Besuche in München, Berlin sowie Köln riefen in dem über 70-Jährigen tiefe Ängste und Schmerzen hervor. Henry Parens fürchtete, von seinen eigenen Traumata überrollt zu werden, »auch wenn das völlig unrealistisch und abwegig ist.« (S. 155). Bei einem Besuch in Würzburg wurde er »dennoch« bei einem Unfall schwer verletzt. »Und ich habe Nürnberg besucht, eine schöne Stadt. Ich besuchte aber auch München, was mich belastet hat.« (ebd.) 

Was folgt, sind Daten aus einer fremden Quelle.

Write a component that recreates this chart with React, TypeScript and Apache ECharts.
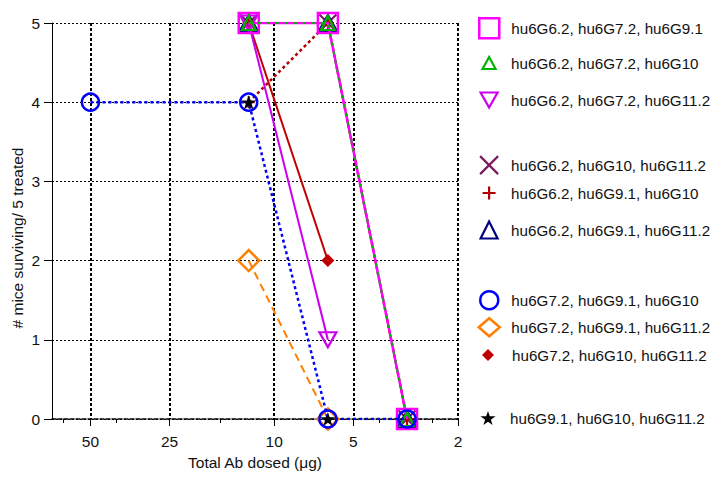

Gemildert wurden seine Ängste nur durch die Anteilnahme einiger weniger deutscher Freunde und Kollegen, etwa Lotte Köhlers. Er besuchte einige Orte seiner Verfolgungsgeschichte, teils gemeinsam mit seiner Familie, teils alleine. Ein Besuch in Auschwitz war dem Überlebenden jedoch nicht möglich. Parens hebt hervor: »… Deshalb ergriff mich manchmal in München und in Köln die Furcht. Sie war real für mich, auch wenn sie nur auf Vorstellungen beruhte. Es kann ein unbewusstes Wissen um diese Verletzlichkeit gewesen sein, das mir Angst machte, nach Deutschland zu gehen. Es kann auch so sein – ganz komme ich noch nicht dahinter, manche meiner Fähigkeiten verweigern die Mitarbeit in diesem Punkt -, dass eine Reise nach Deutschland die erste Etappe auf dem Weg zur Vernichtung in Polen, dem Land meiner Geburt, gewesen wäre. Nein, ich halte nichts von der Vorstellung, dort zu sterben, wo ich geboren bin, wo meine Mutter geboren wurde und starb. Das könnte möglicherweise auch erklären, warum ich die Überreste von Auschwitz nie besuchen konnte. Viele andere haben es getan, doch immerhin: Ich bin nach Rivesaltes zurückgekehrt« (S. 162).

Abgeschlossen wird dieses ansprechende, persönliche Buch durch umfangreiche psychoanalytisch orientierte klinische Überlegungen, welche der Autor wiederum mit seinen eigenen kindlichen Erlebnissen verknüpft.